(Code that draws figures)
_____

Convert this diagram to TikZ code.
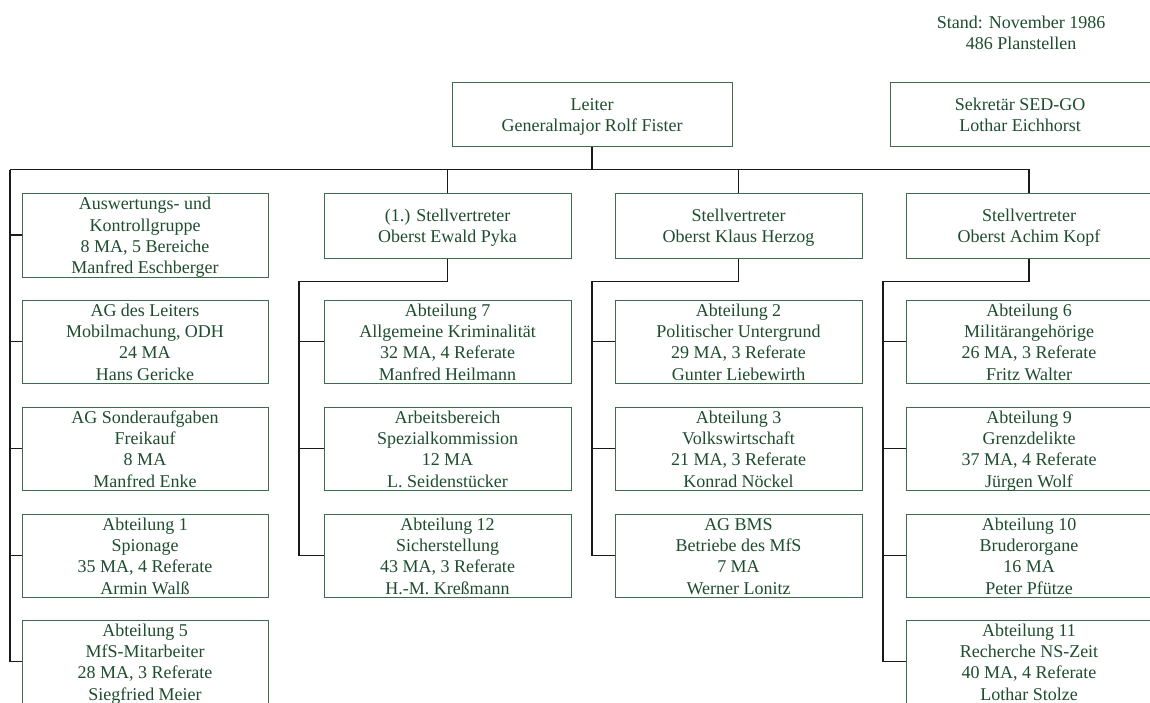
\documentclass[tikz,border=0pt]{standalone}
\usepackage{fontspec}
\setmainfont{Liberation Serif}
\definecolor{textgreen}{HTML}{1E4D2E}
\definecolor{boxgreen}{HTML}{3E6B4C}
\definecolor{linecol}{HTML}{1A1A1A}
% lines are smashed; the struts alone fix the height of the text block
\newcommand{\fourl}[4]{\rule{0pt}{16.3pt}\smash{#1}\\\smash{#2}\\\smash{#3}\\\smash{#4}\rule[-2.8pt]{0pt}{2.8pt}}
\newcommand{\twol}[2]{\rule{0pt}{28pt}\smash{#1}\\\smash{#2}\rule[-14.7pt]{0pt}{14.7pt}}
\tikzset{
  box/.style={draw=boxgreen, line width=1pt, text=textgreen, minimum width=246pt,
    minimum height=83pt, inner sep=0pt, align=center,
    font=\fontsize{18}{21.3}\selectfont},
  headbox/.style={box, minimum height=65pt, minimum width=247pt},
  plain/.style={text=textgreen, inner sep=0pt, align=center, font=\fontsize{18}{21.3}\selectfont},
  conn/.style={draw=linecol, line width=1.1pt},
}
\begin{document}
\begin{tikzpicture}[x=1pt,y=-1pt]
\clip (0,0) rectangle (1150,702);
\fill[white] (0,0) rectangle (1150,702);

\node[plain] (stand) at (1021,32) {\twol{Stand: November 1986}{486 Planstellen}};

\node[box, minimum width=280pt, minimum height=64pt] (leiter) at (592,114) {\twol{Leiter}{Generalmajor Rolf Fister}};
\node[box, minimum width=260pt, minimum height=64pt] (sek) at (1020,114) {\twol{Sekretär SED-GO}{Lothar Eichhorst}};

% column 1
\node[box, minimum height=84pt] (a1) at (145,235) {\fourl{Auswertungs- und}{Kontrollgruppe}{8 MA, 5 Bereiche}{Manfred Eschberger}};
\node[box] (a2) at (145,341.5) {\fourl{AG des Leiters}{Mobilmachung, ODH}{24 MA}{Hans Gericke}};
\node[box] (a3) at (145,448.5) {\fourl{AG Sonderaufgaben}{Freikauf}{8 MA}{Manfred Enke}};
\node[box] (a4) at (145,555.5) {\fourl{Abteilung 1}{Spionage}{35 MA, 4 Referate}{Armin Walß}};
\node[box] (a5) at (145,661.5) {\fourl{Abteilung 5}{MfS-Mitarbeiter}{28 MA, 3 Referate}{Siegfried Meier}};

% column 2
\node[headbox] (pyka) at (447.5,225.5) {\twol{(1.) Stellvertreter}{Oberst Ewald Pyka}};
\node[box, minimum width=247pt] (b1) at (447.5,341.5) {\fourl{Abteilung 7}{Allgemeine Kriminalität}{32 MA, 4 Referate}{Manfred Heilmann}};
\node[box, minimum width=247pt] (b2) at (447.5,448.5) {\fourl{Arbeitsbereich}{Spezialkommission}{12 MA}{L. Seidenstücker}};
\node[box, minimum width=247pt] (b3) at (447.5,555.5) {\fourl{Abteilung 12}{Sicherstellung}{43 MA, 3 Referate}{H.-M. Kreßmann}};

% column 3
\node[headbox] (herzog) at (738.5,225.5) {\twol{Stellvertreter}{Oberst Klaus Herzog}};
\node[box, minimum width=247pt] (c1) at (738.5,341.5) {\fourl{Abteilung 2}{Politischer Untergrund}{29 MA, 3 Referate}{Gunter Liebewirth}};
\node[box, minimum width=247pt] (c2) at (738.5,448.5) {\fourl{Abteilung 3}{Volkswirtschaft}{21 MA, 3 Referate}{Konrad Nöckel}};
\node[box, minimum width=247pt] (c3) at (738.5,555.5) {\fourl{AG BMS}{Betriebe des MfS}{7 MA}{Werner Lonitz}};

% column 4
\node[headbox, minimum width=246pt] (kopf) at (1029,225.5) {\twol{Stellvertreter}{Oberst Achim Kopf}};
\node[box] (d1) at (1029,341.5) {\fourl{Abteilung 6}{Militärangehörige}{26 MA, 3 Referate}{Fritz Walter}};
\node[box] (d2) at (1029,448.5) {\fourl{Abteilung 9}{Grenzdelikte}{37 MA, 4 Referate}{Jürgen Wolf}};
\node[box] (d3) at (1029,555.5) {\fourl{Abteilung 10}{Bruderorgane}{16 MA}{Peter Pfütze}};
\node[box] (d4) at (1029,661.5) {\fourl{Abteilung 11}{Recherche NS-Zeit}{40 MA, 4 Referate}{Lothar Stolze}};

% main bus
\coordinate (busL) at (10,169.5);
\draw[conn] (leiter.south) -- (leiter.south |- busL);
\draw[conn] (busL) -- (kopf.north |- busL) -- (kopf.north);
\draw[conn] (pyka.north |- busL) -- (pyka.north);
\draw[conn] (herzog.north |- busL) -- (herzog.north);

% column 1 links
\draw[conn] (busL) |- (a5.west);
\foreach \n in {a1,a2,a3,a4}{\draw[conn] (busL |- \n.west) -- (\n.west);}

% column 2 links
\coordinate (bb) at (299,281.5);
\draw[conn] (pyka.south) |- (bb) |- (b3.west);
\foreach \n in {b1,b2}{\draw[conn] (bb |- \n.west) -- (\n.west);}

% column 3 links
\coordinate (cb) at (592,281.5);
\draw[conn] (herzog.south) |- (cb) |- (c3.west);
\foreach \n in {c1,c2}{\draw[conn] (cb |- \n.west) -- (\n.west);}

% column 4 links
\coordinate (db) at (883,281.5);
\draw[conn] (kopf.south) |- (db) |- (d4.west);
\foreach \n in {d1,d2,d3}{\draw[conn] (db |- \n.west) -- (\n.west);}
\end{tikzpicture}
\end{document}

_____

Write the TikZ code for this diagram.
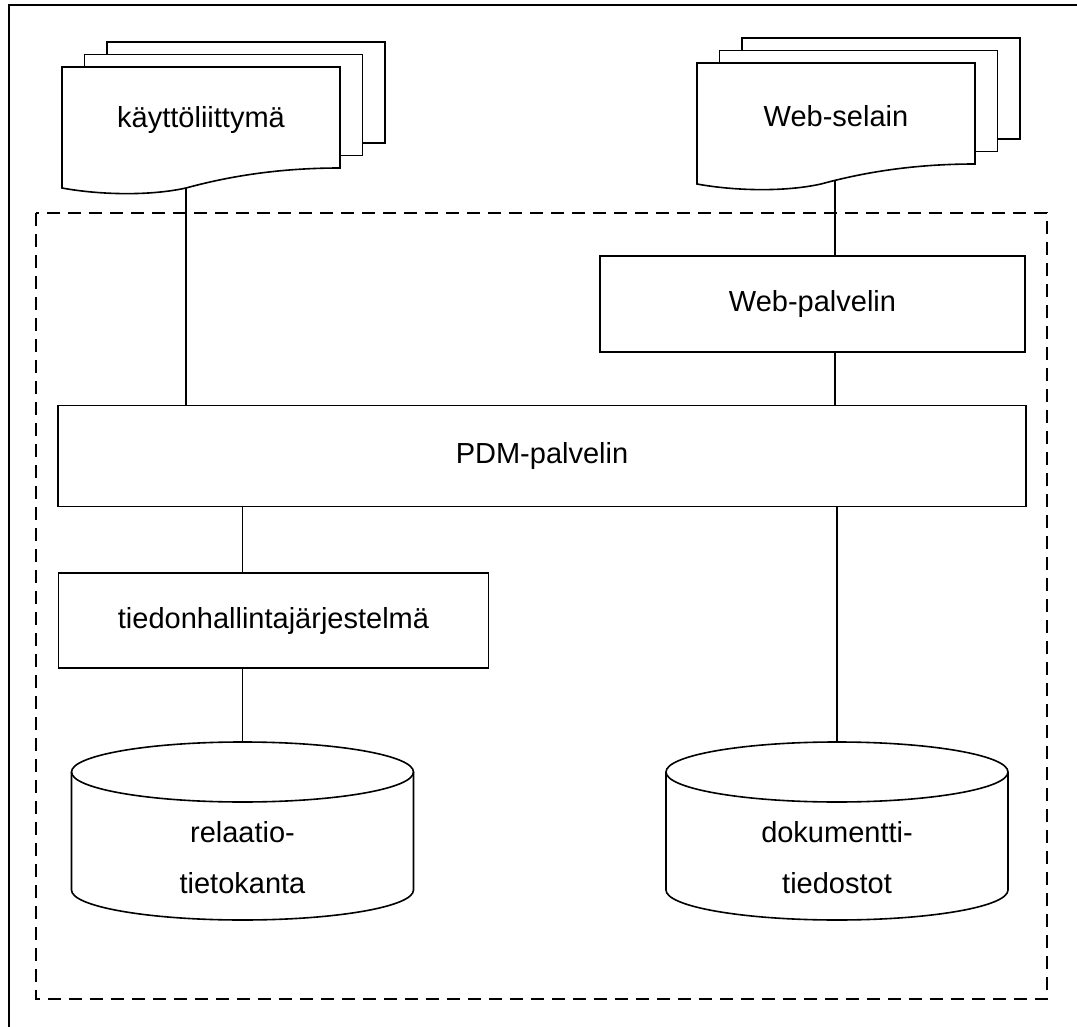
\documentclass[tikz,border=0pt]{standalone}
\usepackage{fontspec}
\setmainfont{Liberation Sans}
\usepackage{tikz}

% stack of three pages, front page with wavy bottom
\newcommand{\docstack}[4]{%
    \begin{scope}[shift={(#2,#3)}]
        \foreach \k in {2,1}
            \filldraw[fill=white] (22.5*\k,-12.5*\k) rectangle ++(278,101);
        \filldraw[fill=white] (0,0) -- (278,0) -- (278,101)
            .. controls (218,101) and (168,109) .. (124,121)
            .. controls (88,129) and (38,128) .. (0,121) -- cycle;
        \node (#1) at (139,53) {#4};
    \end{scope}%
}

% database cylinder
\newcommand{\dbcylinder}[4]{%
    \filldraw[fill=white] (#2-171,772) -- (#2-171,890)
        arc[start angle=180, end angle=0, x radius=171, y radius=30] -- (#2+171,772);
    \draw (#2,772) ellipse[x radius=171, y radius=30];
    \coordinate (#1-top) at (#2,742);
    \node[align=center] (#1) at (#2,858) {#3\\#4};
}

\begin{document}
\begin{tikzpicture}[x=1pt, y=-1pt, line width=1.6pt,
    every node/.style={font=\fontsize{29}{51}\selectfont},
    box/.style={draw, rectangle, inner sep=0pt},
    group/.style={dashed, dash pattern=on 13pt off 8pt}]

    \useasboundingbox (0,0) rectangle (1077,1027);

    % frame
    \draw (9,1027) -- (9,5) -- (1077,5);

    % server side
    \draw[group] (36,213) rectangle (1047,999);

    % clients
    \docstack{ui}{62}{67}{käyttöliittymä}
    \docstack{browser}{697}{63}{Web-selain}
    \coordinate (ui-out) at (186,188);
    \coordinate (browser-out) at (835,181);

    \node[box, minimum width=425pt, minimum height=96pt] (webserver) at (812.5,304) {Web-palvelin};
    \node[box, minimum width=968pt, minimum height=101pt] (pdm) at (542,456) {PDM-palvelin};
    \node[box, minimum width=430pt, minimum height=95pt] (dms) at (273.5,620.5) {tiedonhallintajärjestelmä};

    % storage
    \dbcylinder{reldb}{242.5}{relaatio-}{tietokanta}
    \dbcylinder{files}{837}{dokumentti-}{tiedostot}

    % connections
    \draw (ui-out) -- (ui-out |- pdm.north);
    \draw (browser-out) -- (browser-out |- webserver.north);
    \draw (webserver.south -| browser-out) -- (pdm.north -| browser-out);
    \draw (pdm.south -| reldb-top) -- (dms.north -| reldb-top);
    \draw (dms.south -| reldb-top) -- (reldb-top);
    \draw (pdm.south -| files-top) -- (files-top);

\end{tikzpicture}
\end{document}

_____

* What is required
Determine the number of lines in the listing that contain the string "diagram". Write that number and nothing else.

* Task result
2